Sunday, July 25, 2010
Problem solving: Find solutions for your stressors
Aaaaaaaaaaaargh! Feel better? Maybe you do, but probably not for long. Successful stress management involves more than a quick release. To alleviate a stressful situation for good, you must identify the issues causing it, and then create strategies to make the issues less problematic.
The process of identifying stressors and creating strategies is often called problem solving, and it's a powerful tool to add to your stress management toolbox. Brush up on your problem-solving skills by trying these simple steps.
1. Identify. What's the cause of your stress? For a definitive answer, ask yourself:
In concrete terms, what exactly is the problem? Be specific.
Is the problem really that big? Would others think so?
Are you using this problem to avoid dealing with a much bigger one?
Is there any part of the problem over which you have control?
Use this step to identify problems that deserve the time you'll spend solving them. In other words: Choose your battles. You can't change everything, so look for problems and stressors that have the potential for change. And, since change takes effort, look for problems that give you the biggest bang for your problem-solving buck.
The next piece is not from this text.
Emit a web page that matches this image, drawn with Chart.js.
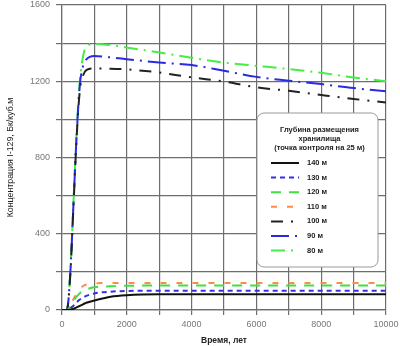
<!DOCTYPE html>
<html>
<head>
<meta charset="utf-8">
<script src="https://cdn.jsdelivr.net/npm/chart.js@4/dist/chart.umd.min.js"></script>
<style>
  html, body { margin: 0; padding: 0; background: #fff; overflow: hidden; }
  #wrap { width: 400px; height: 346px; }
</style>
</head>
<body>
<div id="wrap"><canvas id="chart"></canvas></div>
<script>
// время, лет
const years = [0, 150, 250, 350, 450, 550, 650, 750, 1000, 1500, 2000, 3000, 4000, 5000, 6000, 7000, 8000, 9000, 10000];

// концентрация I-129, Бк/куб.м
const depth140 = [0, 0, 2, 6, 14, 22, 30, 38, 50, 70, 78, 82, 82, 82, 82, 82, 82, 82, 82];
const depth130 = [0, 0, 8, 22, 40, 55, 66, 74, 87, 96, 100, 101, 101, 101, 101, 101, 101, 101, 101];
const depth120 = [0, 0, 15, 45, 70, 88, 100, 108, 119, 124, 127, 129, 129, 129, 129, 129, 129, 129, 129];
const depth110 = [0, 0, 20, 55, 85, 110, 126, 134, 140, 142, 142, 142, 142, 142, 142, 142, 142, 142, 142];
const depth100 = [0, 0, 170, 530, 900, 1150, 1230, 1258, 1267, 1266, 1262, 1246, 1220, 1199, 1168, 1150, 1128, 1107, 1089];
const depth90 = [0, 0, 175, 540, 910, 1180, 1280, 1315, 1333, 1325, 1316, 1298, 1285, 1255, 1223, 1203, 1185, 1164, 1147];
const depth80 = [0, 0, 180, 550, 930, 1200, 1330, 1380, 1396, 1390, 1377, 1351, 1323, 1298, 1281, 1264, 1244, 1220, 1200];

const seriesLabels = ['140 м', '130 м', '120 м', '110 м', '100 м', '90 м', '80 м'];
const legendTitle = ['Глубина размещения', 'хранилища', '(точка контроля на 25 м)'];

const toPoints = arr => arr.map((v, i) => ({ x: years[i], y: v }));

function makeSet(label, values, color, dash) {
    return {
        label: label,
        data: toPoints(values),
        borderColor: color,
        borderWidth: 2,
        borderDash: dash,
        pointRadius: 0,
        fill: false,
        cubicInterpolationMode: 'monotone'
    };
}

// легенда внутри области графика
const boxLegend = {
    id: 'boxLegend',
    afterDatasetsDraw(chart) {
        const ctx = chart.ctx;
        const area = chart.chartArea;
        const x = area.right - 129, y = area.top + 108, w = 121, h = 154, r = 7;
        ctx.save();
        ctx.beginPath();
        ctx.roundRect(x, y, w, h, r);
        ctx.fillStyle = '#fff';
        ctx.fill();
        ctx.strokeStyle = '#999';
        ctx.lineWidth = 1;
        ctx.stroke();

        ctx.fillStyle = '#222';
        ctx.font = 'bold 7.5px "Liberation Sans", Arial, sans-serif';
        ctx.textAlign = 'center';
        ctx.textBaseline = 'middle';
        legendTitle.forEach((t, i) => ctx.fillText(t, x + w / 2 + 2, y + 17 + i * 9));

        ctx.textAlign = 'left';
        chart.data.datasets.forEach((ds, i) => {
            const ly = y + 50 + i * 14.6;
            ctx.beginPath();
            ctx.setLineDash(ds.borderDash || []);
            ctx.strokeStyle = ds.borderColor;
            ctx.lineWidth = 2;
            ctx.moveTo(x + 14, ly);
            ctx.lineTo(x + 42, ly);
            ctx.stroke();
            ctx.setLineDash([]);
            ctx.fillStyle = '#222';
            ctx.fillText(ds.label, x + 50, ly);
        });
        ctx.restore();
    }
};

const ctx = document.getElementById('chart').getContext('2d');
new Chart(ctx, {
    type: 'line',
    data: {
        datasets: [
            makeSet(seriesLabels[0], depth140, '#111111', []),
            makeSet(seriesLabels[1], depth130, '#3030e8', [5, 4]),
            makeSet(seriesLabels[2], depth120, '#40e040', [10, 8]),
            makeSet(seriesLabels[3], depth110, '#ff8a4a', [6, 10]),
            makeSet(seriesLabels[4], depth100, '#222222', [12, 8, 2, 8]),
            makeSet(seriesLabels[5], depth90, '#2a2ae0', [18, 6, 2, 6]),
            makeSet(seriesLabels[6], depth80, '#44ee44', [14, 6, 2, 6])
        ]
    },
    options: {
        responsive: true,
        maintainAspectRatio: false,
        animation: false,
        layout: { padding: { top: 5, right: 14, bottom: 0, left: 0 } },
        plugins: {
            legend: { display: false },
            tooltip: { enabled: false }
        },
        scales: {
            x: {
                type: 'linear',
                min: 0,
                max: 10000,
                afterFit: s => { s.height = 36; s.paddingRight = 0; s.paddingLeft = 0; },
                grid: { color: '#6e6e6e', lineWidth: 1.2, tickLength: 5 },
                border: { color: '#6e6e6e', width: 1.2 },
                ticks: {
                    stepSize: 1000,
                    maxRotation: 0,
                    autoSkip: false,
                    color: '#777',
                    font: { family: '"Liberation Sans", Arial, sans-serif', size: 9 },
                    padding: 4,
                    callback: v => (v % 2000 === 0 ? String(v) : '')
                },
                title: {
                    display: true,
                    text: 'Время, лет',
                    color: '#222',
                    font: { family: '"Liberation Sans", Arial, sans-serif', size: 8.5, weight: 'bold' },
                    padding: { top: 0, bottom: 0 }
                }
            },
            y: {
                min: 0,
                max: 1600,
                afterFit: s => { s.width = 62; s.paddingTop = 0; s.paddingBottom = 0; },
                grid: { color: '#6e6e6e', lineWidth: 1.2, tickLength: 6 },
                border: { color: '#6e6e6e', width: 1.2 },
                ticks: {
                    stepSize: 200,
                    autoSkip: false,
                    color: '#777',
                    font: { family: '"Liberation Sans", Arial, sans-serif', size: 9 },
                    padding: 6,
                    callback: v => (v % 400 === 0 ? String(v) : '')
                },
                title: {
                    display: true,
                    text: 'Концентрация I-129, Бк/куб.м',
                    color: '#222',
                    font: { family: '"Liberation Sans", Arial, sans-serif', size: 8.8 },
                    padding: { top: 5, bottom: 2 }
                }
            }
        }
    },
    plugins: [boxLegend]
});
</script>
</body>
</html>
2. Clarify. What would make the problem go away?
problem go away?
What do you want to happen?
What do you not want to happen?
Are you attempting to solve the main cause of your stress, or have you lost sight of the real stressor?
Would taking a time management course improve your hectic home life, or would it leave you feeling like you had even less time to spend at home? Do you want to create fewer tasks for yourself at home by doling out some of the responsibility, or do you enjoy some mindless time spent folding laundry?
3. Create. Now that you have a well-defined problem, it's time to brainstorm like crazy. Think of all the possible ways in which you might solve your problem. Now is not the time to judge whether one possible solution is better than another. The sky's the limit. Not sure where to begin? Try to:
Recall past problems that you were able to solve. Could a similar solution work for this problem, too?
Ask friends, family and people you trust for advice.
Remember, consider everything that pops into your head — even ideas that initially seem silly. Your stress-reduction plan may include a little silliness. Maybe taking a salsa dancing class after work a few days a week will help you to unwind better than would quiet meditation.
4. Choose. Of all your creative ideas — silly or serious — which make the most sense? You might want to consider:
What will likely happen if you choose this specific path?
How will using this solution make you feel in the end? How will it make others feel?
What are the possible positive and negative consequences?
Will you be able to carry it out?
Do you realistically think it will solve the problem?
After narrowing down your options, pick the best one and believe in it.
5. Evaluate. Now that you've chosen the best solution, it's time to really think it through. Even the best solution may require fine-tuning. You might ponder:
Will you be less stressed in the end, or will the solution create new problems?
What might go wrong? Can you correct this part of the plan?
Do you have the proper resources and, more important, the nerve and will to carry out your plan?
Is your solution appropriate for the problem at hand?
Remember, this step is just to weed out unlikely solutions, not discourage you. A good long-term solution may temporarily generate new problems. That doesn't mean you should give up the plan, just that you need to be prepared for the new problems with a new set of solutions.
6. Implement. Believe in yourself, be brave and try your solution out. Really commit to it before giving up or trying something else.
7. Reflect. In every outcome there is a lesson.
Did your solution effectively solve the problem?
Is it solved well?
If not, what new plan might work?
Problem-solving techniques can be hard to learn and even harder to use on a practical level. But the truth is, you can't fix a flat tire by willing it repaired, and neither can you diminish stress by ignoring it. Practicing problem-solving skills on stressors ranging from minuscule nuisances to monstrous crises can help you to better cope with stress as it comes at you. Nobody wants stress to get the best of them. So do something about it!